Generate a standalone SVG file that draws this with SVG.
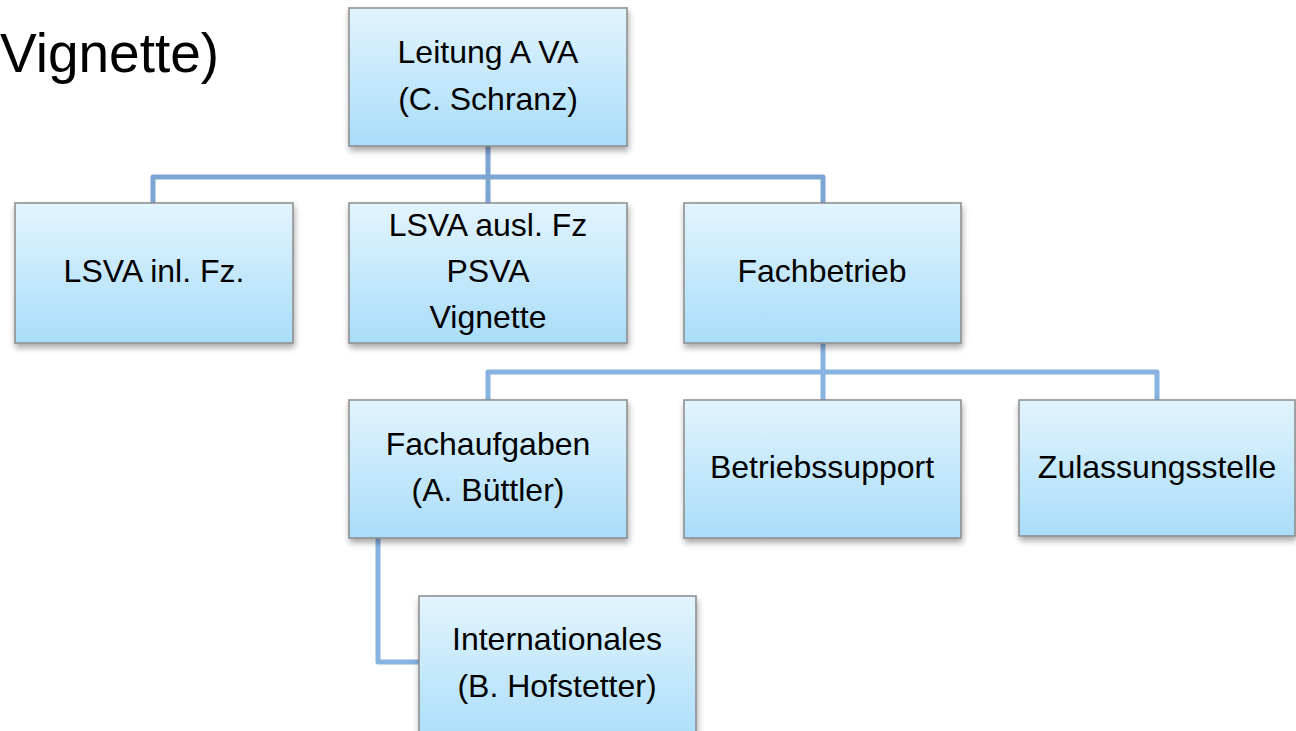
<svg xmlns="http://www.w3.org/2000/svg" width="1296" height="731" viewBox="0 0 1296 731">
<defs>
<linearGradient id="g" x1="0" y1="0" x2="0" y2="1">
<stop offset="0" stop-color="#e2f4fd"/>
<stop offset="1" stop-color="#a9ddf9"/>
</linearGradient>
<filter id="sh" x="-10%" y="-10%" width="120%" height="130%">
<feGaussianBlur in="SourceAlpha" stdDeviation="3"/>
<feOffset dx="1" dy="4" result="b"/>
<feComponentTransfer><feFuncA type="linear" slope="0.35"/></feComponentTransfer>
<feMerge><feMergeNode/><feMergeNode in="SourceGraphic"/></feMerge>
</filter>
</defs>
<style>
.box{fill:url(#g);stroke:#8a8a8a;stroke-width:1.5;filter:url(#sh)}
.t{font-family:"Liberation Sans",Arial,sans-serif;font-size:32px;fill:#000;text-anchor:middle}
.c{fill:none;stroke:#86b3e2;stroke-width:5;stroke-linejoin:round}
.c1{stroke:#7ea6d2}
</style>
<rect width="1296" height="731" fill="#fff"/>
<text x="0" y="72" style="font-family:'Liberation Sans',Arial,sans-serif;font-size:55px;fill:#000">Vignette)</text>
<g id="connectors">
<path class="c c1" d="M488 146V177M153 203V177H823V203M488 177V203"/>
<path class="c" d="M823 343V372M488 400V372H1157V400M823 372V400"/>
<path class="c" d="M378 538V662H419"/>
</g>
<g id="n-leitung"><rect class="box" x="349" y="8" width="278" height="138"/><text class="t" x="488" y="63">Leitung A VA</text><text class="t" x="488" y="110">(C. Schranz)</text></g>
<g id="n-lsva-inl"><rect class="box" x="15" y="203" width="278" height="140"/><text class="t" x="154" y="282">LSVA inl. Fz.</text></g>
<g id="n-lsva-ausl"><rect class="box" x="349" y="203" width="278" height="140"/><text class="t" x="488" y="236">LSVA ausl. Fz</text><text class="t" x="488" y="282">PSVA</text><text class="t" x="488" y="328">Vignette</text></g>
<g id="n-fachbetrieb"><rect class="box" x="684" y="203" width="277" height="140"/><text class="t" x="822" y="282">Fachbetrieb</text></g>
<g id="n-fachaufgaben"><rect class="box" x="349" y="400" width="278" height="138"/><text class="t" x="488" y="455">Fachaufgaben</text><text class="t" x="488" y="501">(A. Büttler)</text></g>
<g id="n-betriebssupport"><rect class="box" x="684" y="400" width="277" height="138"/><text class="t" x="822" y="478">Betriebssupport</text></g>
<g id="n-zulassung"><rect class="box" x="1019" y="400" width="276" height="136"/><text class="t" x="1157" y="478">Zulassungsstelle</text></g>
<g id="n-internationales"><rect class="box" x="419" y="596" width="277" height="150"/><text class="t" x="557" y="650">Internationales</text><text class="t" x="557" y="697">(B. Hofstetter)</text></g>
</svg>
-*-*-
Quote the data exactly, leaving every image out of the copy.

Generate a standalone SVG file that draws this with SVG.
<svg xmlns="http://www.w3.org/2000/svg" width="1296" height="731" viewBox="0 0 1296 731">
<defs>
<linearGradient id="g" x1="0" y1="0" x2="0" y2="1">
<stop offset="0" stop-color="#e2f4fd"/>
<stop offset="1" stop-color="#a9ddf9"/>
</linearGradient>
<filter id="sh" x="-10%" y="-10%" width="120%" height="130%">
<feGaussianBlur in="SourceAlpha" stdDeviation="3"/>
<feOffset dx="1" dy="4" result="b"/>
<feComponentTransfer><feFuncA type="linear" slope="0.35"/></feComponentTransfer>
<feMerge><feMergeNode/><feMergeNode in="SourceGraphic"/></feMerge>
</filter>
</defs>
<style>
.box{fill:url(#g);stroke:#8a8a8a;stroke-width:1.5;filter:url(#sh)}
.t{font-family:"Liberation Sans",Arial,sans-serif;font-size:32px;fill:#000;text-anchor:middle}
.c{fill:none;stroke:#86b3e2;stroke-width:5;stroke-linejoin:round}
.c1{stroke:#7ea6d2}
</style>
<rect width="1296" height="731" fill="#fff"/>
<text x="0" y="72" style="font-family:'Liberation Sans',Arial,sans-serif;font-size:55px;fill:#000">Vignette)</text>
<g id="connectors">
<path class="c c1" d="M488 146V177M153 203V177H823V203M488 177V203"/>
<path class="c" d="M823 343V372M488 400V372H1157V400M823 372V400"/>
<path class="c" d="M378 538V662H419"/>
</g>
<g id="n-leitung"><rect class="box" x="349" y="8" width="278" height="138"/><text class="t" x="488" y="63">Leitung A VA</text><text class="t" x="488" y="110">(C. Schranz)</text></g>
<g id="n-lsva-inl"><rect class="box" x="15" y="203" width="278" height="140"/><text class="t" x="154" y="282">LSVA inl. Fz.</text></g>
<g id="n-lsva-ausl"><rect class="box" x="349" y="203" width="278" height="140"/><text class="t" x="488" y="236">LSVA ausl. Fz</text><text class="t" x="488" y="282">PSVA</text><text class="t" x="488" y="328">Vignette</text></g>
<g id="n-fachbetrieb"><rect class="box" x="684" y="203" width="277" height="140"/><text class="t" x="822" y="282">Fachbetrieb</text></g>
<g id="n-fachaufgaben"><rect class="box" x="349" y="400" width="278" height="138"/><text class="t" x="488" y="455">Fachaufgaben</text><text class="t" x="488" y="501">(A. Büttler)</text></g>
<g id="n-betriebssupport"><rect class="box" x="684" y="400" width="277" height="138"/><text class="t" x="822" y="478">Betriebssupport</text></g>
<g id="n-zulassung"><rect class="box" x="1019" y="400" width="276" height="136"/><text class="t" x="1157" y="478">Zulassungsstelle</text></g>
<g id="n-internationales"><rect class="box" x="419" y="596" width="277" height="150"/><text class="t" x="557" y="650">Internationales</text><text class="t" x="557" y="697">(B. Hofstetter)</text></g>
</svg>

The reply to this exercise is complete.